Retail generation revenues decreased $73 million due to lower retail generation KWH sales in commercial and industrial classes, partially offset by higher KWH sales in the residential class. Lower sales to the commercial and industrial classes were primarily due to an increase in the number of shopping customers. Higher KWH sales to the residential class reflected increased weather-related usage resulting from a 105% increase in cooling degree days.

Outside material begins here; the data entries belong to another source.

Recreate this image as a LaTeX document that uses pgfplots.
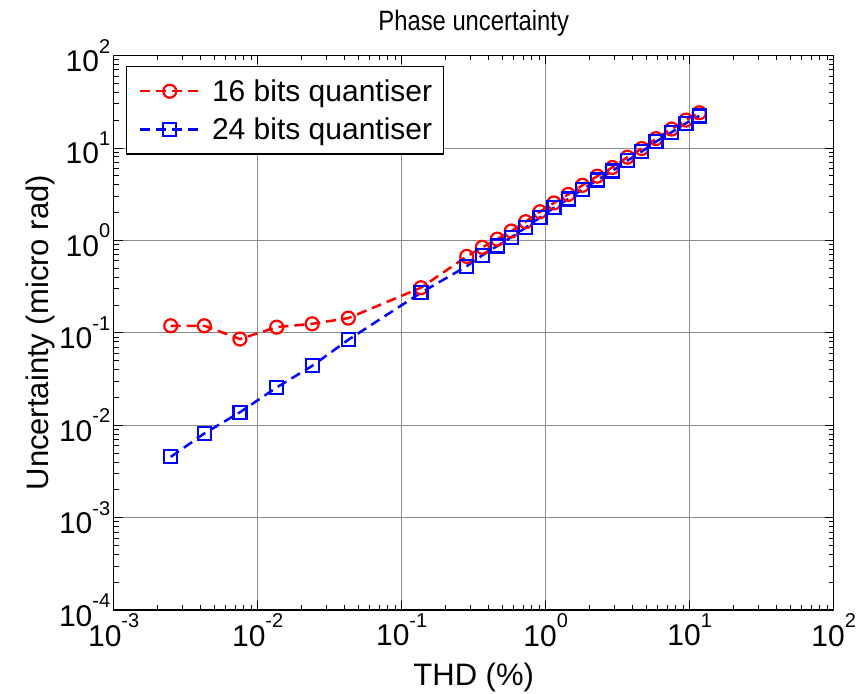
\documentclass[border=0pt]{standalone}
\usepackage{pgfplots}
\pgfplotsset{compat=1.18}
\usepackage{fontspec}
\setmainfont{Liberation Sans}
\newcommand{\tl}[1]{10\raisebox{0.62em}{\fontsize{20bp}{20bp}\selectfont #1}}
\definecolor{mred}{RGB}{255,0,0}
\definecolor{mblue}{RGB}{0,0,255}
\begin{document}
\begin{tikzpicture}
\begin{axis}[
  name=ax,
  xmode=log, ymode=log,
  scale only axis, width=720bp, height=554.5bp,
  xmin=1e-3, xmax=1e2, ymin=1e-4, ymax=1e2,
  xtick={1e-3,1e-2,1e-1,1,10,100},
  xticklabels={\tl{-3},\tl{-2},\tl{-1},\tl{0},\tl{1},\tl{2}},
  ytick={1e-4,1e-3,1e-2,1e-1,1,10,100},
  yticklabels={\tl{-4},\tl{-3},\tl{-2},\tl{-1},\tl{0},\tl{1},\tl{2}},
  tick label style={font=\fontsize{30bp}{30bp}\selectfont},
  grid=major, major grid style={black!45, line width=0.7bp},
  tick align=inside, major tick length=9bp, minor tick length=5bp,
  every tick/.style={black, line width=0.8bp},
  axis line style={line width=1.4bp},
  title={\scalebox{0.85}[1]{\fontsize{28bp}{30bp}\selectfont Phase uncertainty}},
  title style={yshift=10bp},
  xlabel={THD (\%)},
  ylabel={Uncertainty (micro rad)},
  label style={font=\fontsize{31bp}{36bp}\selectfont},
  xlabel style={yshift=-10bp},
  ylabel style={yshift=-3bp},
  legend cell align=left,
  legend style={at={(axis description cs:0.017,0.981)}, anchor=north west,
    font=\fontsize{30bp}{34bp}\selectfont, draw=black, line width=1.2bp,
    inner xsep=9bp, inner ysep=11bp, row sep=11bp},
  legend image code/.code={\draw[mark repeat=2,mark phase=2,#1] plot coordinates {(0bp,0bp) (30bp,0bp) (60bp,0bp)}; \path (-3bp,0bp) (69bp,0bp);},
]
\addplot[color=mred, line width=2.5bp, dash pattern=on 10bp off 6bp, mark=o, mark size=6.5bp, mark options={solid, line width=2.2bp}]
coordinates {
(0.00249,0.119) (0.00426,0.119) (0.00753,0.0855) (0.01355,0.115) (0.0239,0.125) (0.0426,0.144)
(0.136,0.307) (0.283,0.67) (0.363,0.84) (0.461,1.03) (0.577,1.26) (0.726,1.59) (0.913,2.04)
(1.142,2.54) (1.435,3.14) (1.80,3.94) (2.28,4.95) (2.90,6.14) (3.69,7.94) (4.64,9.85)
(5.83,12.6) (7.50,16.0) (9.42,20.0) (11.66,24.0)
};
\addlegendentry{16 bits quantiser}
\addplot[color=mblue, line width=2.5bp, dash pattern=on 10bp off 6bp, mark=square, mark size=6.5bp, mark options={solid, line width=2.2bp}]
coordinates {
(0.00249,0.00454) (0.00426,0.00813) (0.00753,0.0138) (0.01355,0.0256) (0.0239,0.0438) (0.0426,0.0839)
(0.136,0.271) (0.283,0.525) (0.363,0.69) (0.461,0.87) (0.577,1.08) (0.726,1.37) (0.913,1.77)
(1.142,2.25) (1.435,2.8) (1.80,3.55) (2.28,4.5) (2.90,5.63) (3.69,7.28) (4.64,9.12)
(5.83,11.7) (7.50,14.8) (9.42,18.5) (11.66,22.2)
};
\addlegendentry{24 bits quantiser}
\end{axis}
\pgfresetboundingbox
\path[use as bounding box] ([xshift=-113.7bp,yshift=-84bp]ax.south west) rectangle ([xshift=27.3bp,yshift=55.5bp]ax.north east);
\end{tikzpicture}
\end{document}
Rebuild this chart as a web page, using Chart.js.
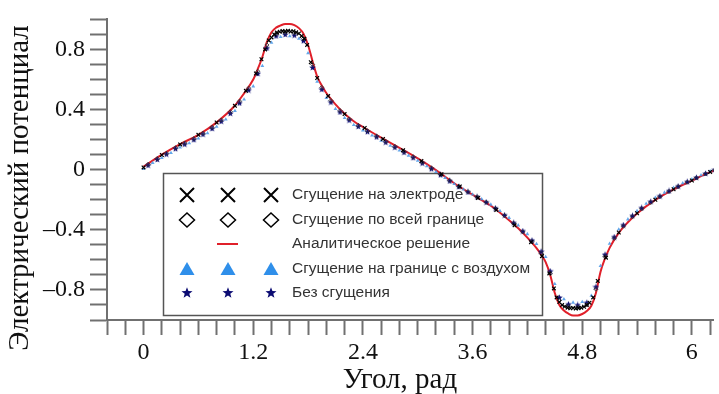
<!DOCTYPE html>
<html>
<head>
<meta charset="utf-8">
<script src="https://cdn.jsdelivr.net/npm/chart.js@4"></script>
<style>
  html, body { margin: 0; padding: 0; background: #fff; }
  #wrap { width: 719px; height: 394px; }
</style>
</head>
<body>
<div id="wrap"><canvas id="chart" width="719" height="394"></canvas></div>
<script>
// Angles (rad) at which the numerical solutions are sampled
const gridAngles = [0.0,0.1,0.2,0.3,0.4,0.5,0.6,0.7,0.8,0.9,1.0,1.1,1.2,1.3,1.4,1.5,1.6,1.7,1.8,1.9,
  2.0,2.1,2.2,2.3,2.4,2.5,2.6,2.7,2.8,2.9,3.0,3.1,3.2,3.3,3.4,3.5,3.6,3.7,3.8,3.9,
  4.0,4.1,4.2,4.3,4.4,4.5,4.6,4.7,4.8,4.9,5.0,5.1,5.2,5.3,5.4,5.5,5.6,5.7,5.8,5.9,6.0,6.1,6.2];
const halfAngles = [0.05,0.15,0.25,0.35,0.45,0.55,0.65,0.75,0.85,0.95,1.05,1.15,1.25,1.35,1.45,1.55,1.65,1.75,1.85,1.95,
  2.05,2.15,2.25,2.35,2.45,2.55,2.65,2.75,2.85,2.95,3.05,3.15,3.25,3.35,3.45,3.55,3.65,3.75,3.85,3.95,
  4.05,4.15,4.25,4.35,4.45,4.55,4.65,4.75,4.85,4.95,5.05,5.15,5.25,5.35,5.45,5.55,5.65,5.75,5.85,5.95,6.05,6.15,6.25];

// Mesh refined on the electrode: sparse elsewhere, dense on the electrodes
const electrodeAngles = [0.0,0.2,0.4,0.6,0.8,1.0,1.12,1.23,1.29,1.33,1.37,1.40,1.43,1.46,1.49,1.52,1.55,1.58,1.61,1.64,
  1.67,1.70,1.73,1.76,1.79,1.83,1.90,2.02,2.20,2.42,2.62,2.84,3.04,3.26,3.46,3.66,3.86,4.06,4.24,4.36,
  4.44,4.49,4.52,4.55,4.58,4.61,4.64,4.67,4.70,4.73,4.76,4.79,4.82,4.85,4.88,4.92,4.97,5.06,5.20,5.40,5.60,5.80,6.00,6.20];
const electrodeValues = [0.015,0.098,0.168,0.232,0.314,0.425,0.525,0.640,0.735,0.800,0.860,0.880,0.900,0.912,0.918,0.922,0.920,0.924,0.919,0.921,
  0.914,0.906,0.890,0.872,0.830,0.715,0.610,0.490,0.370,0.278,0.205,0.130,0.058,-0.030,-0.112,-0.188,-0.268,-0.370,-0.482,-0.575,
  -0.690,-0.790,-0.850,-0.880,-0.900,-0.910,-0.918,-0.922,-0.920,-0.924,-0.921,-0.918,-0.912,-0.900,-0.885,-0.850,-0.740,-0.585,-0.418,-0.290,-0.200,-0.130,-0.072,-0.015];

// Mesh refined along the whole boundary (sampled at halfAngles)
const boundaryValues = [0.036,0.074,0.110,0.146,0.178,0.207,0.243,0.283,0.331,0.386,0.456,0.543,0.655,0.830,0.905,0.912,0.910,0.872,0.700,0.548,
  0.460,0.393,0.338,0.295,0.259,0.224,0.189,0.155,0.121,0.086,0.050,0.012,-0.030,-0.071,-0.110,-0.146,-0.180,-0.216,-0.258,-0.305,
  -0.357,-0.414,-0.478,-0.556,-0.690,-0.870,-0.908,-0.913,-0.900,-0.795,-0.578,-0.457,-0.376,-0.313,-0.260,-0.218,-0.180,-0.145,-0.113,-0.083,-0.055,-0.028,-0.002];

// Mesh refined on the air boundary (sampled at gridAngles)
const airValues = [0.005,0.045,0.078,0.112,0.148,0.176,0.208,0.243,0.286,0.335,0.392,0.468,0.555,0.690,0.845,0.884,0.889,0.872,0.775,0.585,
  0.478,0.405,0.345,0.298,0.262,0.228,0.194,0.160,0.128,0.094,0.060,0.024,-0.014,-0.054,-0.094,-0.131,-0.164,-0.196,-0.232,-0.274,
  -0.320,-0.370,-0.428,-0.494,-0.580,-0.760,-0.862,-0.884,-0.880,-0.838,-0.640,-0.492,-0.398,-0.330,-0.274,-0.226,-0.186,-0.152,-0.119,-0.090,-0.064,-0.037,-0.010];

// Uniform mesh (sampled at halfAngles)
const uniformValues = [0.030,0.068,0.104,0.140,0.170,0.200,0.236,0.274,0.322,0.375,0.444,0.530,0.640,0.810,0.890,0.900,0.895,0.858,0.680,0.535,
  0.450,0.384,0.330,0.288,0.253,0.218,0.183,0.149,0.116,0.080,0.044,0.006,-0.034,-0.075,-0.113,-0.148,-0.181,-0.216,-0.256,-0.302,
  -0.353,-0.408,-0.470,-0.545,-0.675,-0.850,-0.895,-0.900,-0.885,-0.780,-0.565,-0.448,-0.368,-0.306,-0.254,-0.212,-0.175,-0.141,-0.110,-0.080,-0.052,-0.025,0.000];

// Analytic solution
const analyticAngles = [0,0.2,0.4,0.6,0.8,1.0,1.1,1.2,1.25,1.3,1.35,1.4,1.45,1.5,1.55,1.6,1.65,1.7,1.75,1.8,
  1.85,1.9,1.95,2.0,2.1,2.2,2.3,2.4,2.6,2.8,3.0,3.2,3.4,3.6,3.8,4.0,4.1,4.2,4.3,4.35,
  4.4,4.45,4.5,4.55,4.6,4.65,4.7,4.75,4.8,4.85,4.9,4.95,5.0,5.05,5.1,5.2,5.3,5.4,5.6,5.8,6.0,6.2,6.28];
const analyticValues = [0.020,0.100,0.170,0.232,0.315,0.427,0.508,0.600,0.670,0.750,0.850,0.915,0.945,0.960,0.970,0.970,0.962,0.942,0.905,0.830,
  0.720,0.620,0.560,0.510,0.435,0.372,0.322,0.284,0.213,0.145,0.075,-0.003,-0.090,-0.166,-0.240,-0.336,-0.390,-0.452,-0.522,-0.565,
  -0.615,-0.700,-0.820,-0.900,-0.937,-0.958,-0.970,-0.970,-0.960,-0.940,-0.905,-0.820,-0.680,-0.590,-0.520,-0.420,-0.350,-0.292,-0.201,-0.131,-0.073,-0.016,0.000];

// Axis labels
const xLabelValues = [0, 1.2, 2.4, 3.6, 4.8, 6.0];
const xLabelTexts = ['0', '1.2', '2.4', '3.6', '4.8', '6'];
const yLabelValues = [-0.8, -0.4, 0, 0.4, 0.8];
const yLabelTexts = ['\u20130.8', '\u20130.4', '0', '0.4', '0.8'];

const seriesNames = ['Сгущение на электроде', 'Сгущение по всей границе', 'Аналитическое решение',
  'Сгущение на границе с воздухом', 'Без сгущения'];

const pairs = (xs, ys) => xs.map((x, i) => ({ x, y: ys[i] }));

const COLORS = { cross: '#000000', diamond: '#000000', analytic: '#e0202a', air: '#2f8fea', star: '#0b0b72', axis: '#707070' };
const SERIF = '"Liberation Serif", "Times New Roman", serif';
const SANS = '"Liberation Sans", Arial, sans-serif';

function starPath(ctx, cx, cy, ro, ri) {
  ctx.beginPath();
  for (let i = 0; i < 10; i++) {
    const r = i % 2 === 0 ? ro : ri;
    const a = -Math.PI / 2 + i * Math.PI / 5;
    const px = cx + r * Math.cos(a), py = cy + r * Math.sin(a);
    if (i === 0) ctx.moveTo(px, py); else ctx.lineTo(px, py);
  }
  ctx.closePath();
}

// small filled star used as a point style
const starImg = document.createElement('canvas');
starImg.width = 7; starImg.height = 7;
(function () {
  const c = starImg.getContext('2d');
  c.fillStyle = COLORS.star;
  starPath(c, 3.5, 3.7, 3.4, 1.5);
  c.fill();
})();

function nearest(v, list) {
  for (let i = 0; i < list.length; i++) if (Math.abs(v - list[i]) < 1e-6) return i;
  return -1;
}

// legend box with three marker columns
const legendBox = {
  id: 'legendBox',
  beforeDatasetsDraw(chart) {
    const c = chart.ctx;
    c.save();
    c.fillStyle = '#ffffff';
    c.fillRect(163.5, 173.5, 379, 142);
    c.strokeStyle = '#555555';
    c.lineWidth = 1.5;
    c.strokeRect(163.5, 173.5, 379, 142);
    const cols = [187, 228, 271];
    const rows = [195, 220, 244, 269, 293];
    // crosses
    c.strokeStyle = COLORS.cross; c.lineWidth = 2;
    cols.forEach(x => {
      const y = rows[0];
      c.beginPath();
      c.moveTo(x - 7, y - 7); c.lineTo(x + 7, y + 7);
      c.moveTo(x + 7, y - 7); c.lineTo(x - 7, y + 7);
      c.stroke();
    });
    // diamonds
    c.lineWidth = 1.5;
    cols.forEach(x => {
      const y = rows[1];
      c.beginPath();
      c.moveTo(x, y - 7); c.lineTo(x + 7.5, y); c.lineTo(x, y + 7); c.lineTo(x - 7.5, y); c.closePath();
      c.stroke();
    });
    // analytic line
    c.strokeStyle = COLORS.analytic; c.lineWidth = 2;
    c.beginPath(); c.moveTo(217, rows[2]); c.lineTo(238, rows[2]); c.stroke();
    // triangles
    c.fillStyle = COLORS.air;
    cols.forEach(x => {
      const y = rows[3];
      c.beginPath();
      c.moveTo(x, y - 7); c.lineTo(x + 7.5, y + 6); c.lineTo(x - 7.5, y + 6); c.closePath();
      c.fill();
    });
    // stars
    c.fillStyle = COLORS.star;
    cols.forEach(x => { starPath(c, x, rows[4], 5.8, 2.4); c.fill(); });
    // texts
    c.fillStyle = '#333';
    c.font = '15.5px ' + SANS;
    c.textBaseline = 'middle';
    c.textAlign = 'left';
    seriesNames.forEach((name, i) => c.fillText(name, 292, rows[i]));
    c.restore();
  },
  afterDraw(chart) {
    const c = chart.ctx;
    c.save();
    c.fillStyle = '#111';
    c.font = '29px ' + SERIF;
    c.textAlign = 'center';
    c.textBaseline = 'middle';
    c.fillText('Угол, рад', 400, 380);
    c.translate(20, 188);
    c.rotate(-Math.PI / 2);
    c.fillText('Электрический потенциал', 0, 0);
    c.restore();
  }
};

const ctx = document.getElementById('chart').getContext('2d');
new Chart(ctx, {
  type: 'scatter',
  data: {
    datasets: [
      {
        label: seriesNames[0], data: pairs(electrodeAngles, electrodeValues), order: 1,
        pointStyle: 'crossRot', pointRadius: 2.6, borderColor: COLORS.cross, borderWidth: 1.2, backgroundColor: COLORS.cross
      },
      {
        label: seriesNames[1], data: pairs(halfAngles, boundaryValues), order: 2,
        pointStyle: 'rectRot', pointRadius: 2, borderColor: '#333', borderWidth: 0.9, backgroundColor: 'rgba(0,0,0,0)'
      },
      {
        label: seriesNames[4], data: pairs(halfAngles, uniformValues), order: 3,
        pointStyle: starImg, pointRadius: 3
      },
      {
        label: seriesNames[3], data: pairs(gridAngles, airValues), order: 4,
        pointStyle: 'triangle', pointRadius: 2.2, borderWidth: 0, borderColor: COLORS.air, backgroundColor: 'rgba(70,150,230,0.85)'
      },
      {
        type: 'line', label: seriesNames[2], data: pairs(analyticAngles, analyticValues), order: 5,
        showLine: true, borderColor: COLORS.analytic, borderWidth: 2, pointRadius: 0,
        cubicInterpolationMode: 'monotone', fill: false
      }
    ]
  },
  options: {
    responsive: false,
    animation: false,
    devicePixelRatio: 1,
    layout: { padding: { top: 11, right: 0, left: 0, bottom: 0 } },
    plugins: { legend: { display: false }, tooltip: { enabled: false } },
    scales: {
      x: {
        type: 'linear', min: -0.4, max: 6.24,
        afterBuildTicks: s => {
          const t = [];
          for (let i = 0; i <= 33; i++) t.push({ value: Math.round((-0.4 + i * 0.2) * 10) / 10 });
          s.ticks = t;
        },
        afterFit: s => { s.height = 74; },
        ticks: {
          autoSkip: false, maxRotation: 0, padding: 3, color: '#111',
          font: { family: SERIF, size: 24 },
          callback: v => { const i = nearest(v, xLabelValues); return i >= 0 ? xLabelTexts[i] : ''; }
        },
        grid: { drawOnChartArea: false, drawTicks: true, tickLength: 15, tickColor: COLORS.axis, tickWidth: 2 },
        border: { display: true, color: COLORS.axis, width: 2 }
      },
      y: {
        type: 'linear', min: -1, max: 1,
        afterBuildTicks: s => {
          const t = [];
          for (let i = 0; i <= 20; i++) t.push({ value: Math.round((-1 + i * 0.1) * 10) / 10 });
          s.ticks = t;
        },
        afterFit: s => { s.width = 107; },
        ticks: {
          autoSkip: false, padding: 5, color: '#111',
          font: { family: SERIF, size: 24 },
          callback: v => { const i = nearest(v, yLabelValues); return i >= 0 ? yLabelTexts[i] : ''; }
        },
        grid: { drawOnChartArea: false, drawTicks: true, tickLength: 17, tickColor: COLORS.axis, tickWidth: 2 },
        border: { display: true, color: COLORS.axis, width: 2 }
      }
    }
  },
  plugins: [legendBox]
});
</script>
</body>
</html>
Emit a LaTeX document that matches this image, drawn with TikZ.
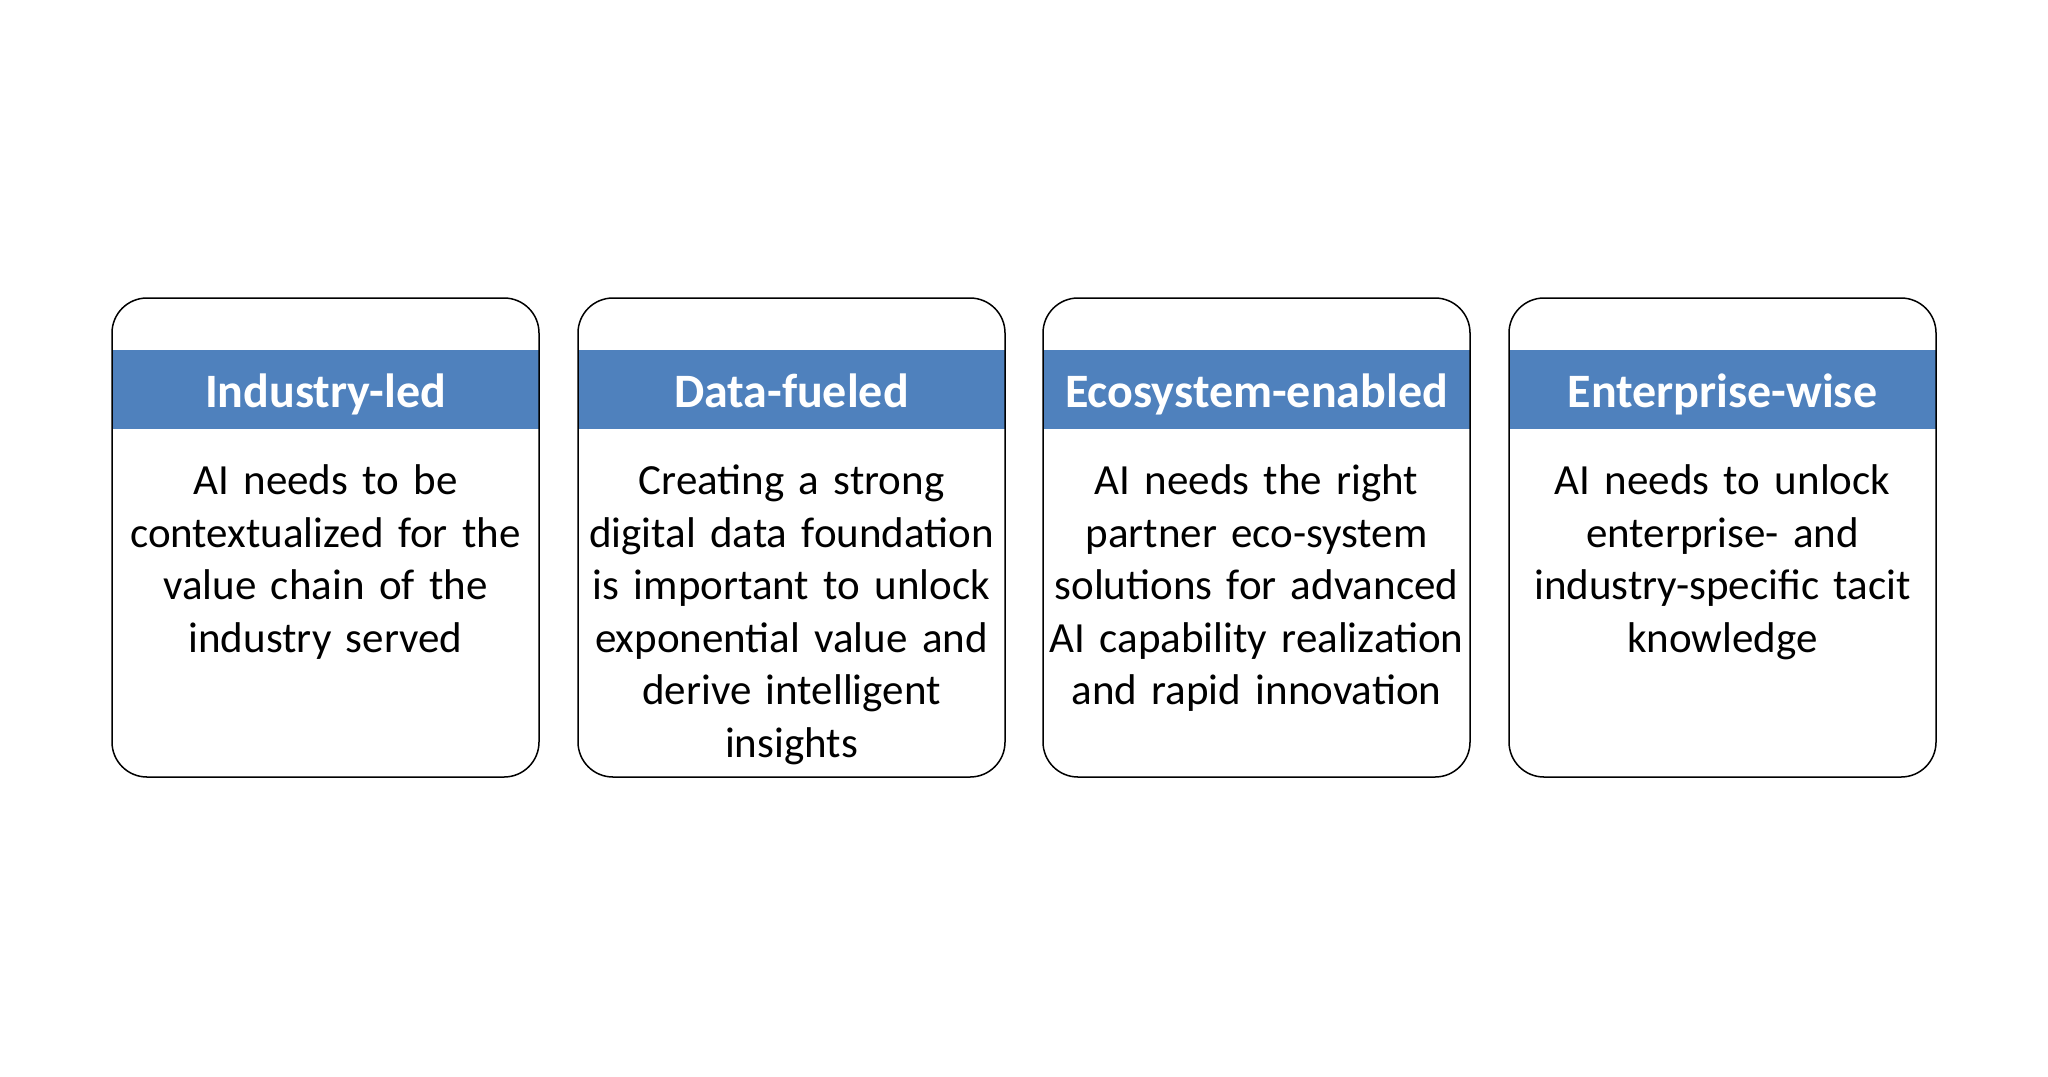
\documentclass[tikz,border=0pt]{standalone}
\usepackage{fontspec}
\setmainfont{Carlito}
\definecolor{bandblue}{HTML}{4F81BD}
\begin{document}
\begin{tikzpicture}[x=0.5pt,y=-0.5pt,
  card/.style={draw=black,line width=0.75pt,rounded corners=17.5pt,minimum width=213.5pt,minimum height=239.5pt,inner sep=0pt},
  band/.style={fill=bandblue,draw=none,minimum width=213.5pt,minimum height=39.5pt,inner sep=0pt},
  title/.style={text=white,font=\bfseries\fontsize{24pt}{28pt}\selectfont,anchor=base,inner sep=0pt},
  body/.style={text=black,font=\fontsize{21.5pt}{26.3pt}\selectfont,anchor=north,inner sep=0pt,align=center,text width=212pt}
]
\useasboundingbox (0,0) rectangle (2048,1076);
\fill[white] (0,0) rectangle (2048,1076);
% box centres x: 325.5, 791.5, 1256.5, 1722.5
\foreach \i/\cx/\ttl/\txt in {
  1/325.5/Industry-led/{AI needs to be\\contextualized for the\\value chain of the\\industry served},
  2/791.5/Data-fueled/{Creating a strong\\digital data foundation\\is important to unlock\\exponential value and\\derive intelligent\\insights},
  3/1256.5/Ecosystem-enabled/{AI needs the right\\partner eco-system\\solutions for advanced\\AI capability realization\\and rapid innovation},
  4/1722.5/Enterprise-wise/{AI needs to unlock\\enterprise- and\\industry-specific tacit\\knowledge}}
{
  \node[band] (band\i) at (\cx,389.5) {};
  \node[card] (card\i) at (\cx,537.5) {};
  \node[title] (title\i) at (\cx,407) {\ttl};
  \node[body] (body\i) at (\cx,462) {\rule{0pt}{16pt}\txt};
}
\end{tikzpicture}
\end{document}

Changes in retail generation KWH sales and revenues in the first six months of 2010, compared to the same period of 2009, are summarized in the following tables:
Increase
Retail Generation KWH Sales (Decrease)
Residential
5.1 %
Commercial
(31.0 )%
Industrial
(24.7 )%
Net Decrease in Retail Generation Sales
(10.1 )%
Increase
Retail Generation Revenues (Decrease)
(In millions)
Residential
$ 30
Commercial
(95 )
Industrial
(8 )
Net Decrease in Retail Generation Revenues
$ (73 )
Wholesale generation revenues decreased $7 million in the first six months of 2010, compared to the same period of 2009; less power was available for sale due to the termination of a NUG power purchase contract in July 2009.
Distribution revenues increased $17 million in the first six months of 2010, compared to the same period of 2009, due to higher KWH deliveries in all customer classes. Increased usage from warmer weather and improving economic conditions in JCP&L’s service territory was partially offset by a decrease in composite unit prices in the commercial and industrial classes.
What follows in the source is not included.